A member of the rally who turned violent reportedly carved out a young policeman's eyes. Young men mercilessly beat policemen while the former retaliated.

Others allegedly broke into the MPRP building, located in central Ulaanbaatar, and looted shops and a bank located on the first floor.

In the process, journalists and passersby were injured, and property were damaged. The group prevented fire engines from approaching the MPRP building and the fire spread to the nearby Opera House and and art gallery.

Although the President has convened the National Security Council but it mainly focused on elections, electoral fraud, and re-elections instead of the urgent need to stop the violence and prevent further harm to people and property.

 Following the announcement of emergency, the President also ordered the shut down of all television and radio channels except the Mongolian National Public Radio and Television.
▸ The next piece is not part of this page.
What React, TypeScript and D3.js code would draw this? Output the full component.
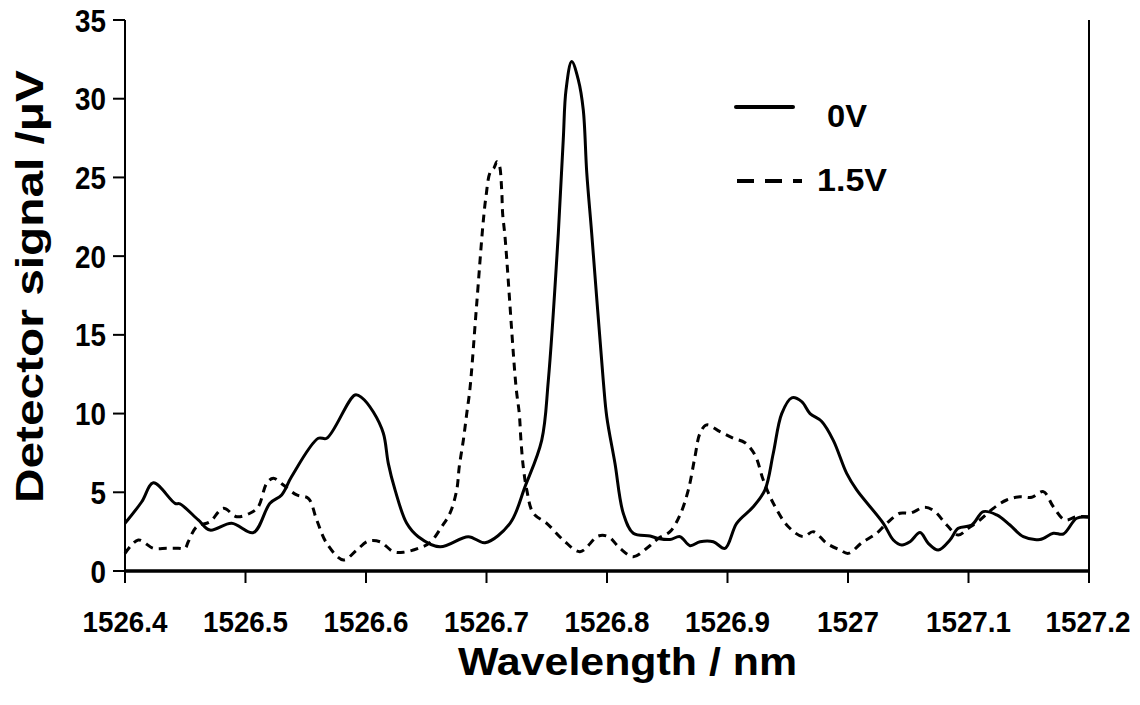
import React from "react";
import * as d3 from "d3";

const wl0: number[] = [1526.4,1526.4139,1526.4235,1526.4415,1526.4456,1526.4608,1526.4705,1526.4885,1526.5065,1526.5203,1526.53,1526.5383,1526.5604,1526.5674,1526.5909,1526.5967,1526.6061,1526.6144,1526.6185,1526.6241,1526.6338,1526.6434,1526.6614,1526.6849,1526.6988,1526.7195,1526.732,1526.7458,1526.7513,1526.7596,1526.7637,1526.766,1526.7707,1526.7762,1526.7803,1526.7832,1526.7873,1526.7969,1526.7998,1526.8066,1526.8135,1526.8218,1526.8357,1526.8426,1526.8523,1526.8606,1526.8689,1526.8772,1526.8882,1526.8979,1526.9076,1526.9214,1526.9311,1526.938,1526.945,1526.9533,1526.9616,1526.9685,1526.9782,1526.9878,1526.9989,1527.0072,1527.0293,1527.0376,1527.0446,1527.0515,1527.0598,1527.0666,1527.0749,1527.0846,1527.0915,1527.1027,1527.1123,1527.1234,1527.1344,1527.1455,1527.1593,1527.1704,1527.1787,1527.1898,1527.2];
const sig0: number[] = [3.03,4.4,5.6,4.3,4.26,3.24,2.6,3.03,2.44,4.3,4.83,6.0,8.43,8.43,11.18,11.0,10.1,8.75,6.84,5.15,3.03,2.18,1.54,2.18,1.8,3.03,5.36,8.3,12.1,21.45,27.4,30.56,32.36,31.2,29.3,25.3,21.45,12.1,9.8,6.84,3.67,2.4,2.22,2.07,2.0,2.18,1.61,1.86,1.86,1.44,3.03,4.08,5.15,7.48,10.0,11.0,10.76,10.0,9.5,8.3,6.2,5.15,3.03,1.97,1.65,1.86,2.44,1.76,1.33,1.97,2.71,2.92,3.77,3.56,2.92,2.18,2.0,2.4,2.35,3.35,3.41];

const wl15: number[] = [1526.4,1526.411,1526.4235,1526.4346,1526.4442,1526.4498,1526.4525,1526.4595,1526.4705,1526.4816,1526.4927,1526.5037,1526.5106,1526.5176,1526.5231,1526.5314,1526.5425,1526.5521,1526.5591,1526.5674,1526.5812,1526.5923,1526.6019,1526.6116,1526.6227,1526.631,1526.6434,1526.6531,1526.6628,1526.6697,1526.6753,1526.6774,1526.6808,1526.6836,1526.6863,1526.6917,1526.6973,1526.6996,1526.7029,1526.7062,1526.7087,1526.7106,1526.7126,1526.7134,1526.7154,1526.7245,1526.7272,1526.7286,1526.7305,1526.7334,1526.7388,1526.75,1526.7637,1526.7776,1526.7928,1526.8011,1526.8108,1526.8218,1526.833,1526.8426,1526.8523,1526.8606,1526.8675,1526.873,1526.8772,1526.8827,1526.8938,1526.9048,1526.9145,1526.9228,1526.9297,1526.938,1526.9505,1526.9629,1526.9712,1526.9823,1526.9934,1527.0002,1527.0116,1527.0238,1527.0321,1527.0432,1527.0515,1527.0639,1527.0722,1527.0819,1527.0915,1527.0998,1527.1095,1527.1206,1527.1317,1527.1427,1527.1525,1527.1621,1527.1704,1527.1801,1527.1898,1527.2];
const sig15: number[] = [1.12,1.97,1.44,1.44,1.44,1.44,1.86,2.81,3.13,3.98,3.45,3.67,4.08,5.57,5.89,5.46,4.83,4.62,3.24,1.76,0.7,1.33,1.9,1.86,1.23,1.19,1.44,1.8,2.81,3.67,5.15,6.63,8.32,10.0,11.6,16.8,22.2,23.8,25.3,25.6,26.0,25.8,24.2,22.7,21.2,11.7,10.0,8.3,6.63,5.15,3.67,3.03,1.97,1.23,2.22,2.18,1.44,0.91,1.44,2.07,2.5,3.56,5.15,7.26,8.75,9.28,8.85,8.43,8.15,7.37,5.78,4.3,2.81,2.18,2.5,1.76,1.33,1.12,1.8,2.4,3.03,3.67,3.67,4.05,3.77,2.92,2.29,2.71,3.24,3.98,4.51,4.72,4.68,5.04,4.08,3.24,3.45,3.45];

const xTicks: number[] = [1526.4,1526.5,1526.6,1526.7,1526.8,1526.9,1527.0,1527.1,1527.2];
const xTickLabels: string[] = ["1526.4","1526.5","1526.6","1526.7","1526.8","1526.9","1527","1527.1","1527.2"];
const yTicks: number[] = [0,5,10,15,20,25,30,35];
const seriesNames: string[] = ["0V", "1.5V"];

const FONT = "'Liberation Sans', Arial, Helvetica, sans-serif";
const EMW = 27.8; // condensed px per em-width for tick labels

function labelWidth(s: string): number {
  let w = 0;
  for (const c of s) w += c === "." ? 0.278 : 0.556;
  return w * EMW;
}

export default function App() {
  const left = 125, right = 1089, top = 20, bottom = 571;
  const x = d3.scaleLinear().domain([1526.4, 1527.2]).range([left, right]);
  const y = d3.scaleLinear().domain([0, 35]).range([bottom, top]);

  const line = d3.line<[number, number]>()
    .x(d => x(d[0]))
    .y(d => y(d[1]))
    .curve(d3.curveCatmullRom.alpha(0.5));

  const d0 = line(wl0.map((w, i) => [w, sig0[i]] as [number, number])) || "";
  const d15 = line(wl15.map((w, i) => [w, sig15[i]] as [number, number])) || "";

  return (
    <svg width={1140} height={705} style={{ position: "absolute", left: 0, top: 0, background: "#fff" }}
      fontFamily={FONT} fontWeight="bold">
      <rect x={0} y={0} width={1140} height={705} fill="#fff" />
      <path d={d15} fill="none" stroke="#000" strokeWidth={3} strokeDasharray="8,6" />
      <path d={d0} fill="none" stroke="#000" strokeWidth={3} strokeLinejoin="round" />

      <line x1={left} x2={left} y1={top} y2={bottom} stroke="#000" strokeWidth={2} />
      <line x1={right} x2={right} y1={top} y2={bottom} stroke="#000" strokeWidth={2} />
      <line x1={left - 1} x2={right + 1} y1={bottom} y2={bottom} stroke="#000" strokeWidth={3.5} />

      {yTicks.map(t => (
        <g key={"y" + t}>
          <line x1={left - 12} x2={left} y1={y(t)} y2={y(t)} stroke="#000" strokeWidth={2} />
          <text x={106} y={y(t) + 11.5} textAnchor="end" fontSize={31}
            textLength={labelWidth(String(t))} lengthAdjust="spacingAndGlyphs">{t}</text>
        </g>
      ))}
      {xTicks.map((t, i) => (
        <g key={"x" + t}>
          <line x1={x(t)} x2={x(t)} y1={bottom} y2={bottom + 12} stroke="#000" strokeWidth={2} />
          <text x={i === xTicks.length - 1 ? x(t) - 1 : x(t)} y={632} textAnchor="middle" fontSize={30}
            textLength={labelWidth(xTickLabels[i])} lengthAdjust="spacingAndGlyphs">{xTickLabels[i]}</text>
        </g>
      ))}

      <text x={627.5} y={675} textAnchor="middle" fontSize={38} textLength={339}
        lengthAdjust="spacingAndGlyphs">Wavelength / nm</text>
      <text transform="translate(43,286.5) rotate(-90)" x={0} y={0} textAnchor="middle" fontSize={39}
        textLength={433} lengthAdjust="spacingAndGlyphs">Detector signal /μV</text>

      <line x1={736} x2={793} y1={107} y2={107} stroke="#000" strokeWidth={4} strokeLinecap="round" />
      <text x={827} y={127} fontSize={32} textLength={40} lengthAdjust="spacingAndGlyphs">{seriesNames[0]}</text>
      <line x1={737} x2={802} y1={181} y2={181} stroke="#000" strokeWidth={4} strokeDasharray="17,11" />
      <text x={817} y={191} fontSize={32} textLength={70} lengthAdjust="spacingAndGlyphs">{seriesNames[1]}</text>
    </svg>
  );
}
Human rights activists are concerned that the police and armed forces may subject the detainees to inhuman and cruel treatment free from media and civil society Activists say that the role of independent media and civil society is even more crucial during a state of emergency.

They will monitor the implementation of the State of Emergency to observe and, if possible, to prevent human rights abuses.

Human rights activists, almost exclusively women in the Mongolian context, have called on all political forces to call on the voters to immediately stop the violence and seek to resolve the conflict in a non-violent way.

FORUM-ASIA issued a statement urging for the President to immediately remove the state of emergency status, to restraint the government from any inhuman and cruel treatment on the detainees and to allow the media to operate freely in order to guarantee there is no cover up in the handling of detainees from the demonstration and free access to information.